In his book The Language of Things, Deyan Sudjic explores at length the ambivalence that fashion holds for the theoretical question of individuality. Namely, that fashion simultaneously carries the possibility of belonging and not belonging. It constantly draws on the fields of art and design, and– it’s particularly characteristic of the attitudes of the fashion industry in the 20-21st century – juxtaposing design trends and a variety of visual art media. In this way, fashion, in the hope of its own renewal, in its pursuit of 'novelty', inevitably integrates subcultures into itself that may lose their identity in the process.

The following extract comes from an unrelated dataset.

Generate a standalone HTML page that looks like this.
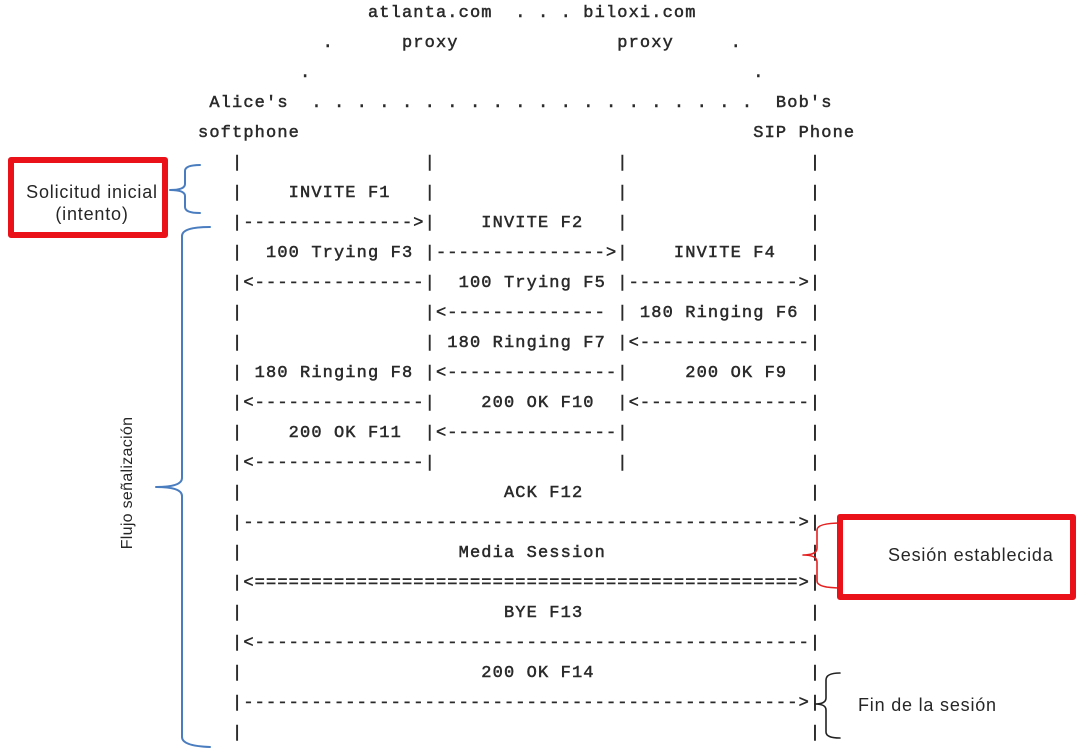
<!DOCTYPE html>
<html>
<head>
<meta charset="utf-8">
<style>
  html, body { margin:0; padding:0; }
  body { width:1078px; height:750px; background:#fff; position:relative; overflow:hidden; }
  pre.ascii {
    position:absolute; left:198px; top:-1.5px; margin:0;
    font-family:"Liberation Mono", "DejaVu Sans Mono", monospace;
    font-size:17px; line-height:30px; letter-spacing:1.13px;
    color:#2a2a2a; -webkit-text-stroke:0.5px #2a2a2a;
    white-space:pre;
  }
  .rbox { position:absolute; box-sizing:border-box; border:6px solid #ea1119; border-radius:3px; background:transparent; }
  .lbl { position:absolute; font-family:"Liberation Sans", sans-serif; font-size:18px; line-height:22px; letter-spacing:0.8px; color:#262626; white-space:nowrap; }
</style>
</head>
<body>
<pre class="ascii">               atlanta.com  . . . biloxi.com
           .      proxy              proxy     .
         .                                       .
 Alice's  . . . . . . . . . . . . . . . . . . . .  Bob's
softphone                                        SIP Phone
   |                |                |                |
   |    INVITE F1   |                |                |
   |--------------->|    INVITE F2   |                |
   |  100 Trying F3 |--------------->|    INVITE F4   |
   |<---------------|  100 Trying F5 |--------------->|
   |                |<-------------- | 180 Ringing F6 |
   |                | 180 Ringing F7 |<---------------|
   | 180 Ringing F8 |<---------------|     200 OK F9  |
   |<---------------|    200 OK F10  |<---------------|
   |    200 OK F11  |<---------------|                |
   |<---------------|                |                |
   |                       ACK F12                    |
   |------------------------------------------------->|
   |                   Media Session                  |
   |<================================================>|
   |                       BYE F13                    |
   |<-------------------------------------------------|
   |                     200 OK F14                   |
   |------------------------------------------------->|
   |                                                  |</pre>

<svg width="1078" height="750" style="position:absolute;left:0;top:0" xmlns="http://www.w3.org/2000/svg">
  <g fill="none" stroke-linecap="round" stroke-linejoin="round">
    <path d="M200,165 Q185,165 185,171 L185,184 Q185,190 170,190 Q185,190 185,196 L185,207 Q185,213 200,213" stroke="#4a7dc0" stroke-width="2"/>
    <path d="M210,227 Q182,227 182,236 L182,478 Q182,487 156,487 Q182,487 182,496 L182,737 Q182,746 210,747" stroke="#4a7dc0" stroke-width="2"/>
    <path d="M842,523 Q817,523 817,530 L817,548 Q817,555 803,555 Q817,555 817,562 L817,581 Q817,588 842,588" stroke="#e52020" stroke-width="1.6"/>
    <path d="M840,673 Q826,673 826,680 L826,698 Q826,704 815,704 Q826,704 826,710 L826,732 Q826,738 840,738" stroke="#222" stroke-width="1.6"/>
  </g>
</svg>

<div class="rbox" style="left:8px;top:157px;width:160px;height:81px;"></div>
<div class="lbl" style="left:12px;top:181px;width:160px;text-align:center;">Solicitud inicial<br>(intento)</div>

<div class="rbox" style="left:837px;top:514px;width:239px;height:86px;"></div>
<div class="lbl" style="left:888px;top:544px;">Sesión establecida</div>

<div class="lbl" style="left:858px;top:694px;">Fin de la sesión</div>

<div class="lbl" style="left:28px;top:472px;width:200px;height:22px;text-align:center;font-size:16px;letter-spacing:0.3px;transform:rotate(-90deg);transform-origin:100px 11px;">Flujo señalización</div>
</body>
</html>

According to Sudjic, shoes are particular players in this phenomenon. Their hybrid character is more accepted, more allowed, even celebrated in the world of popular aesthetics. In 20th century fashion history, we have witnessed the triumph of the sneaker, which is to support the human foot’s anatomy and its performance. As a related trend, the sneaker transcends the humble consideration of the human foot's anatomy and takes on increasingly otherworldly, alien-like forms. The sneaker, which was intended to represent comfort and for a long time was present as a 'substitute' – an accessory that provided agility – has over time taken on the role of formal footwear.
The sneaker alone is capable of illustrating larger-scale social fault lines. While it gradually became an accepted casual wear in the second half of the 20th century, narrowing the gap between social classes, it later reasserted its status as a social symbol through limited edition pieces and the illusion of collections. Almost single-handedly, it has the capacity to represent social unity and division.
Ádám Dóra takes fashion, which uses the trends and media of art for its own sake, out of its context, and elevates it into art, playfully reversing the usual flow of media passage. In his series, he thus catalyses fashion's own statements alongside abstract and figurative painting traditions. In this way, the artist consciously employs the store of motifs and aesthetic meanings that these objects express and can express, transforming his works into a kind of social mirror. Through his sensitive and thoughtful works, he therefore not only addresses issues of painting and representation, but also brings into the discourse a conceptual social theme that draws attention to the socially formative nature of objects.